Adapun alasan pertama sebagaimana dipaparkan ekonom INDEF, Bhima Yudisthira, bahwa pertumbuhan ekonomi Indonesia akan melambat hingga minus dua persen. Hal ini akan mengakibatkan tidak berjalannya sektor perekonomian. Baik segala macam usaha, moda transportasi, dan aktivitas ekonomi lainnya.
Bagi pemerintah tentu ini adalah “prestasi” terjeblok sepanjang sejarah. Jika ini terjadi dan dibiarkan begitu saja, tentu akan membawa Indonesia pada krisis yang lebih parah dari ’98. Oleh karena itu, perlu adanya penyelesaian agar masalah ini tidak berlanjut.
Selain menghindari krisis, terdapat permintaan pelonggaran PSBB. Bagi usaha-usaha non pangan atau kesehatan, pastilah mengalami kemerosotan pendapatan atas usahanya. Oleh karena itu, “orang-orang pebisnis” menekan pemerintah agar usahanya dapat berjalan. Maklumlah, prinsip ekonomi kapitalis yang dipakai. Berbisnis hanya mementingkan untung semata. Tidak perlu unsur kemanusiaannya.

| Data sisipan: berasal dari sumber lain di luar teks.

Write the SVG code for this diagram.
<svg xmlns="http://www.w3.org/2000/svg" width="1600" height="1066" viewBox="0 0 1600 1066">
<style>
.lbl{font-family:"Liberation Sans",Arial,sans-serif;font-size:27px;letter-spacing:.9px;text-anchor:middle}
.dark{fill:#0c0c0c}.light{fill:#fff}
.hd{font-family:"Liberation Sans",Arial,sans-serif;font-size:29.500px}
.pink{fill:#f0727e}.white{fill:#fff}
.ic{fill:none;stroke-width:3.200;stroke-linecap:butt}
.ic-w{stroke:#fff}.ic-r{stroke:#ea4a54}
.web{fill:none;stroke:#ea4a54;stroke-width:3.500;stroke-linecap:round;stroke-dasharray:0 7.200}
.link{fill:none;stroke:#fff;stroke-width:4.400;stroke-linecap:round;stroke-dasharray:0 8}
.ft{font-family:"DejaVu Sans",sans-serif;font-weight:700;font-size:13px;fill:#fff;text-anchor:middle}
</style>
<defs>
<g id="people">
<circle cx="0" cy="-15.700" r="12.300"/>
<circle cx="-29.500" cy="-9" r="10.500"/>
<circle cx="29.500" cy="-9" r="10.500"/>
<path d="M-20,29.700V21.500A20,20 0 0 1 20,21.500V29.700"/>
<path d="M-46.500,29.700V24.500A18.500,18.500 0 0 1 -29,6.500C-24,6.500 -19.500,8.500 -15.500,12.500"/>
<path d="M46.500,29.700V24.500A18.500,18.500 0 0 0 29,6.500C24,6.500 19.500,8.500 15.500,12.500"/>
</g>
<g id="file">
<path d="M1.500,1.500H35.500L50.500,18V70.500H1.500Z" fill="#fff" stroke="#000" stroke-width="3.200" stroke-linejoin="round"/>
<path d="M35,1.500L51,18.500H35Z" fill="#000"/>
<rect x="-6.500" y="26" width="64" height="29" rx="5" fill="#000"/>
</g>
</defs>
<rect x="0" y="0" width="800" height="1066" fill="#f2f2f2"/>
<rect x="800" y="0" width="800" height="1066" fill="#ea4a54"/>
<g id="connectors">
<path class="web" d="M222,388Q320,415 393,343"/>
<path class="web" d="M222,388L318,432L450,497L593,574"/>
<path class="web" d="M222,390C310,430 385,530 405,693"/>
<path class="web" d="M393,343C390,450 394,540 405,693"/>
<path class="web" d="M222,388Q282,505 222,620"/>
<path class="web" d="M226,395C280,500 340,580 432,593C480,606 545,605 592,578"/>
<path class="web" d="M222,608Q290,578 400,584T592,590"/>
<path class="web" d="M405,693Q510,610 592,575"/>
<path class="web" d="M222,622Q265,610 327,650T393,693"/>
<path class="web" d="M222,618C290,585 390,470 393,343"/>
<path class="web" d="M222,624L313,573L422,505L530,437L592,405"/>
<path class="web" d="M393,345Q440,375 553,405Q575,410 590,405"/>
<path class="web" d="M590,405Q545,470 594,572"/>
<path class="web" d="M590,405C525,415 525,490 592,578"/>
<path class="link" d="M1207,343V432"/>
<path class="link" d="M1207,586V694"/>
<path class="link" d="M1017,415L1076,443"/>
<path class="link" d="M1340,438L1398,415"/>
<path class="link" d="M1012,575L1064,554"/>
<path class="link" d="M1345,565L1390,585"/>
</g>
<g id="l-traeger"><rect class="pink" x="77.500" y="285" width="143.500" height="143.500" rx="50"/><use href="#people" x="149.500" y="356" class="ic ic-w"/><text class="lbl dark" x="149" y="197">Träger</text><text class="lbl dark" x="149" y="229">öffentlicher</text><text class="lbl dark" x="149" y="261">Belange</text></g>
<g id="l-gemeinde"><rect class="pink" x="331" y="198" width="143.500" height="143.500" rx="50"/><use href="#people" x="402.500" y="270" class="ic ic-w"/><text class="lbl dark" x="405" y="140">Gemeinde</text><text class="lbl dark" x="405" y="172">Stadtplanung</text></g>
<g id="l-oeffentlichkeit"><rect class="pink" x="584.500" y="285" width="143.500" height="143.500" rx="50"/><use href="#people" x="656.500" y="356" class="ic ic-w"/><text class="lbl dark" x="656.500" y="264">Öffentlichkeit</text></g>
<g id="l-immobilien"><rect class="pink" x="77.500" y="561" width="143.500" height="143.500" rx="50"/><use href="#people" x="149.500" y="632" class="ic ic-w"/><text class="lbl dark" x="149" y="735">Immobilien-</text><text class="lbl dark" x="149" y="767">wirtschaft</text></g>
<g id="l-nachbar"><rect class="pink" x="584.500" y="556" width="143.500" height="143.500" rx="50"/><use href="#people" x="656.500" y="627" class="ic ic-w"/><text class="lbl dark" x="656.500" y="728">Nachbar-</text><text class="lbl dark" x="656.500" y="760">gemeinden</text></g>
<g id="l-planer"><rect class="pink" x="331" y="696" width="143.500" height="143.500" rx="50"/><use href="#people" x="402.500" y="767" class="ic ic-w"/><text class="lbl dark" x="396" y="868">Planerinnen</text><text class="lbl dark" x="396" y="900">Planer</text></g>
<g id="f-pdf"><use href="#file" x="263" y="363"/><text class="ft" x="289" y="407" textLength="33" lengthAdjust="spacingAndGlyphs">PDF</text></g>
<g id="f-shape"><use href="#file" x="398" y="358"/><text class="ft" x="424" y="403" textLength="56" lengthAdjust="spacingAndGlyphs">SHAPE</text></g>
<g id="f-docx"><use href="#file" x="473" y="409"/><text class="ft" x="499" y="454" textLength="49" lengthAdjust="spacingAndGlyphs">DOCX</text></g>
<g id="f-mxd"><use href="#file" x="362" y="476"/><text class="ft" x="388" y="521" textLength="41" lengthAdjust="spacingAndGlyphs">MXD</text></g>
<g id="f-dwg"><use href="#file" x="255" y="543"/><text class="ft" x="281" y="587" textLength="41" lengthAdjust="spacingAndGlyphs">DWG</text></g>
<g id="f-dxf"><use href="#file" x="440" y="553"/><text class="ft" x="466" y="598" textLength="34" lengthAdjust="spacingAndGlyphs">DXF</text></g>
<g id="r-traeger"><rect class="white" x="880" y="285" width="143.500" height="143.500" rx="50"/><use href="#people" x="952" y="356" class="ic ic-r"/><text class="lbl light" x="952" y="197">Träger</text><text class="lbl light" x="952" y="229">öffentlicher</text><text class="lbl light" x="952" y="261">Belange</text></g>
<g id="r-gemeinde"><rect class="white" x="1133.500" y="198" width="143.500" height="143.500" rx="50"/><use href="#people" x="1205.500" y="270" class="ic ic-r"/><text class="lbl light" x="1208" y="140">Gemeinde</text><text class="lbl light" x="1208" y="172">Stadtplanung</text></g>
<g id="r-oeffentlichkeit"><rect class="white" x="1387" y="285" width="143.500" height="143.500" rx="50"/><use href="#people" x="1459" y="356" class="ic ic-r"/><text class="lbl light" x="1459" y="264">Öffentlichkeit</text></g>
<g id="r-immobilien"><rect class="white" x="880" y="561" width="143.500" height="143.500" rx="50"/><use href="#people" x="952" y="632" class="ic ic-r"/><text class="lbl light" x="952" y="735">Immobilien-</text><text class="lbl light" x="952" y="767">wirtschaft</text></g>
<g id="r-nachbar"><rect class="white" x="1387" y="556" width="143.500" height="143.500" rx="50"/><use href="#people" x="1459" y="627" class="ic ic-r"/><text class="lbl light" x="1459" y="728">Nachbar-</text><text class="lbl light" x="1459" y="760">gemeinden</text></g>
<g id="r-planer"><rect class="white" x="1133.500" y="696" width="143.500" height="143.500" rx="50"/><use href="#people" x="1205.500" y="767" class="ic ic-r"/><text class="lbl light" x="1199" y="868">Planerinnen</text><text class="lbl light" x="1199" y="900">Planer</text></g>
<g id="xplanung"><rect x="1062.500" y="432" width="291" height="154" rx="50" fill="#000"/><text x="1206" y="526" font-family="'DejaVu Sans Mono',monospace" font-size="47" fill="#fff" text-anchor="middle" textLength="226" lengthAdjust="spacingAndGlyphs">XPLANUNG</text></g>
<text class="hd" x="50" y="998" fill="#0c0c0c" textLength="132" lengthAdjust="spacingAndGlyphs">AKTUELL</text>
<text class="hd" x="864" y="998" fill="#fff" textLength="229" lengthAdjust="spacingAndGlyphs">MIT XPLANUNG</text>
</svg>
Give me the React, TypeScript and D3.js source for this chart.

Masalah kedua, banyaknya masyarakat yang mengaku stres karena susah dapat uang, para pemudik yang nekat mudik di tengah larangan mudik, para korban PHK yang nekat bunuh diri, atau bahkan ada yang rela jual ginjal demi makan sehari-hari, membuktikan bahwa negara kesulitan mengurusi kebutuhan rakyatnya.
Seharusnya, baik dalam kebijakan lockdown, karantina wilayah, atau PSBB, ada tanggung jawab negara memenuhi kebutuhan rakyatnya. Bedanya, jika lockdown atau karantina wilayah pemerintah menjamin 100% kebutuhan dasar masyarakat.
Sementara PSBB (setidaknya) pemerintah menjamin keberadaan kebutuhan dasar itu mudah didapatkan.
Bagi yang memang kesulitan ekonomi, 100% menjadi tanggungan negara. Jadi, tidak ada masyarakat yang merasa sulit hidup di masa PSBB. Kalaupun ada tagihan, negara memberikan keringanan baik penundaan atau pelunasan.
Semua itu dilakukan agar masyarakat patuh dan masalah Covid-19 segera teratasi. Sayangnya, penyelesaian ala kapitalis tidaklah demikian. Kapitalis akan mencari solusi seminim mungkin agar uang atau biaya yang digelontorkan tidak membengkak. Apalagi kondisi keuangan negara sedang pas-pasan. “Pas” waktu bayar utang, atau “pas” dikorupsi.
Islam memiliki pandangan lain yang bertolak belakang dengan kapitalisme. Dalam sistem ekonomi Islam, standar pertama yang akan dilakukan negara adalah menjamin terpenuhinya kebutuhan pokok hingga sekunder tiap individu masyarakat. Baik negara dalam kondisi aman ataupun terkena bencana, seperti bencana alam atau wabah seperti Covid-19, negara akan menjamin pemenuhan kebutuhan masyarakat tiap individu.
Dalam kasus penularan wabah, maka akan dilakukan karantina wilayah tempat wabah tersebut berada. Dengan penjagaan ketat, warga daerah wabah tidak boleh keluar daerah demi menghindari penularan secara bebas. Begitu pun warga daerah luar wabah, tidak boleh masuk daerah wabah. Semua demi keamanan bersama.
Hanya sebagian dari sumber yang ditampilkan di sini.